»»

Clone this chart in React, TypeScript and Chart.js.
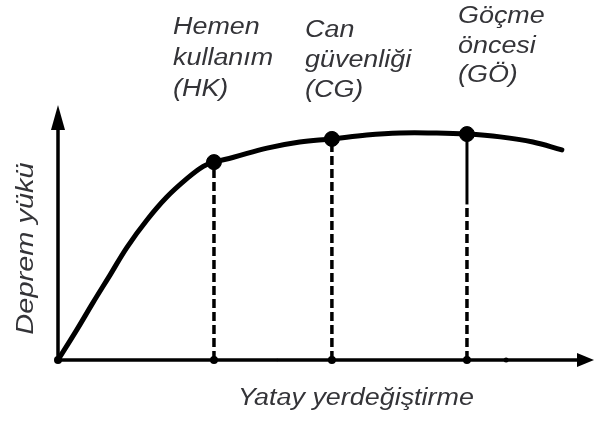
import React, { useEffect, useRef } from "react";
import { Chart, registerables } from "chart.js";

Chart.register(...registerables);

// Capacity (pushover) curve: horizontal displacement vs. seismic load
const curveX = [0, 3.5, 6.5, 9.7, 12.9, 16.6, 20.3, 24.1, 27.1, 29.1, 32.6, 39.0, 45.1, 51.1, 57.6, 63.8, 70.0, 76.3, 82.5, 88.6, 94.0];
const curveY = [0, 11.8, 22.4, 33.3, 44.3, 54.9, 63.9, 71.2, 75.9, 77.6, 79.4, 83.1, 85.5, 86.7, 88.2, 89.0, 89.0, 88.6, 87.5, 85.5, 82.4];

// Performance levels on the curve
const stageX = [29.1, 51.1, 76.3];
const stageY = [77.6, 86.7, 88.6];
const stageLabels = [
  ["Hemen", "kullanım", "(HK)"],
  ["Can", "güvenliği", "(CG)"],
  ["Göçme", "öncesi", "(GÖ)"],
];
// Göçme öncesi guide is drawn solid above this load, dashed below
const collapseSolidFrom = 61;

// Small marks along the displacement axis
const axisMarkX = [0, 29.1, 51.1, 76.3, 83.6, 40.9];

const xMax = 100;
const yMax = 100;
const xTitle = "Yatay yerdeğiştirme";
const yTitle = "Deprem yükü";

const FONT = "italic 23px 'Liberation Sans', Arial, sans-serif";
const TEXT_COLOR = "#343438";

const pts = (xs: number[], ys: number[]) => xs.map((x, i) => ({ x, y: ys[i] }));

const axesPlugin = {
  id: "arrowAxes",
  beforeDatasetsDraw(chart: any) {
    const { ctx, scales } = chart;
    const x0 = scales.x.getPixelForValue(0);
    const y0 = scales.y.getPixelForValue(0);
    const xEnd = scales.x.getPixelForValue(xMax);
    const yEnd = scales.y.getPixelForValue(yMax);
    ctx.save();
    ctx.strokeStyle = "#000";
    ctx.fillStyle = "#000";
    ctx.lineWidth = 3.5;
    ctx.beginPath();
    ctx.moveTo(x0, y0);
    ctx.lineTo(xEnd - 10, y0);
    ctx.moveTo(x0, y0);
    ctx.lineTo(x0, yEnd + 14);
    ctx.stroke();
    // arrow heads
    ctx.beginPath();
    ctx.moveTo(xEnd, y0);
    ctx.lineTo(xEnd - 17, y0 - 7);
    ctx.lineTo(xEnd - 17, y0 + 7);
    ctx.closePath();
    ctx.fill();
    ctx.beginPath();
    ctx.moveTo(x0, yEnd);
    ctx.lineTo(x0 - 7, yEnd + 25);
    ctx.lineTo(x0 + 7, yEnd + 25);
    ctx.closePath();
    ctx.fill();
    ctx.restore();
  },
};

const labelPlugin = {
  id: "stageLabels",
  afterDraw(chart: any) {
    const { ctx } = chart;
    const stretch = 1.17;
    // left edge, first baseline, line spacing for each stage label
    const boxes = [
      [173, 34, 31],
      [305, 37, 30],
      [458, 23, 29.5],
    ];
    ctx.save();
    ctx.font = FONT;
    ctx.fillStyle = TEXT_COLOR;
    ctx.textBaseline = "alphabetic";
    ctx.textAlign = "left";
    stageLabels.forEach((lines, i) => {
      const [lx, ly, lh] = boxes[i];
      lines.forEach((line, j) => {
        ctx.save();
        ctx.translate(lx, ly + j * lh);
        ctx.scale(stretch, 1);
        ctx.fillText(line, 0, 0);
        ctx.restore();
      });
    });
    // axis titles
    ctx.textAlign = "center";
    ctx.save();
    ctx.translate(356, 405);
    ctx.scale(stretch, 1);
    ctx.fillText(xTitle, 0, 0);
    ctx.restore();
    ctx.save();
    ctx.translate(33, 248.5);
    ctx.rotate(-Math.PI / 2);
    ctx.scale(1.26, 1);
    ctx.fillText(yTitle, 0, 0);
    ctx.restore();
    ctx.restore();
  },
};

export default function App() {
  const ref = useRef<HTMLCanvasElement | null>(null);

  useEffect(() => {
    document.body.style.margin = "0";
    const canvas = ref.current;
    if (!canvas) return;

    const guides: any[] = stageX.map((x, i) => {
      const top = i === 2 ? collapseSolidFrom : stageY[i];
      return {
        type: "line",
        data: [
          { x, y: 0 },
          { x, y: top },
        ],
        borderColor: "#000",
        borderWidth: 3.5,
        borderDash: [9, 4],
        pointRadius: 0,
        showLine: true,
        clip: false,
        order: 2,
      };
    });
    guides.push({
      type: "line",
      data: [
        { x: stageX[2], y: collapseSolidFrom },
        { x: stageX[2], y: stageY[2] },
      ],
      borderColor: "#000",
      borderWidth: 3,
      pointRadius: 0,
      showLine: true,
      clip: false,
      order: 2,
    });

    const chart = new Chart(canvas, {
      type: "scatter",
      data: {
        datasets: [
          {
            type: "scatter",
            data: pts(stageX, stageY),
            backgroundColor: "#000",
            borderColor: "#000",
            pointRadius: 7.5,
            clip: false,
            order: 0,
          } as any,
          {
            type: "line",
            data: pts(curveX, curveY),
            borderColor: "#000",
            borderWidth: 5,
            pointRadius: 0,
            tension: 0.4,
            borderCapStyle: "round",
            borderJoinStyle: "round",
            showLine: true,
            fill: false,
            clip: false,
            order: 1,
          } as any,
          ...guides,
          {
            type: "scatter",
            data: axisMarkX.map((x) => ({ x, y: 0 })),
            backgroundColor: "#000",
            borderColor: "#000",
            borderWidth: 0,
            pointRadius: [4, 4, 4, 4, 2.5, 1.2],
            clip: false,
            order: 3,
          } as any,
        ],
      },
      options: {
        responsive: false,
        animation: false,
        devicePixelRatio: 1,
        layout: { autoPadding: false, padding: { left: 58, right: 1, top: 105, bottom: 61 } },
        scales: {
          x: { type: "linear", min: 0, max: xMax, display: false },
          y: { type: "linear", min: 0, max: yMax, display: false },
        },
        plugins: {
          legend: { display: false },
          tooltip: { enabled: false },
        },
        events: [],
      } as any,
      plugins: [axesPlugin, labelPlugin],
    });

    return () => chart.destroy();
  }, []);

  return (
    <div style={{ position: "absolute", left: 0, top: 0, width: 595, height: 421, background: "#fff" }}>
      <canvas ref={ref} width={595} height={421} />
    </div>
  );
}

««

● TO BE DONE: Starting with the first line of the data above and ending with the line containing "const pts = (xs: number[], ys: number[])", please restate every line exactly, leaving images out.

● WRITTEN ANSWER:
Clone this chart in React, TypeScript and Chart.js.
import React, { useEffect, useRef } from "react";
import { Chart, registerables } from "chart.js";

Chart.register(...registerables);

// Capacity (pushover) curve: horizontal displacement vs. seismic load
const curveX = [0, 3.5, 6.5, 9.7, 12.9, 16.6, 20.3, 24.1, 27.1, 29.1, 32.6, 39.0, 45.1, 51.1, 57.6, 63.8, 70.0, 76.3, 82.5, 88.6, 94.0];
const curveY = [0, 11.8, 22.4, 33.3, 44.3, 54.9, 63.9, 71.2, 75.9, 77.6, 79.4, 83.1, 85.5, 86.7, 88.2, 89.0, 89.0, 88.6, 87.5, 85.5, 82.4];

// Performance levels on the curve
const stageX = [29.1, 51.1, 76.3];
const stageY = [77.6, 86.7, 88.6];
const stageLabels = [
  ["Hemen", "kullanım", "(HK)"],
  ["Can", "güvenliği", "(CG)"],
  ["Göçme", "öncesi", "(GÖ)"],
];
// Göçme öncesi guide is drawn solid above this load, dashed below
const collapseSolidFrom = 61;

// Small marks along the displacement axis
const axisMarkX = [0, 29.1, 51.1, 76.3, 83.6, 40.9];

const xMax = 100;
const yMax = 100;
const xTitle = "Yatay yerdeğiştirme";
const yTitle = "Deprem yükü";

const FONT = "italic 23px 'Liberation Sans', Arial, sans-serif";
const TEXT_COLOR = "#343438";

const pts = (xs: number[], ys: number[]) => xs.map((x, i) => ({ x, y: ys[i] }));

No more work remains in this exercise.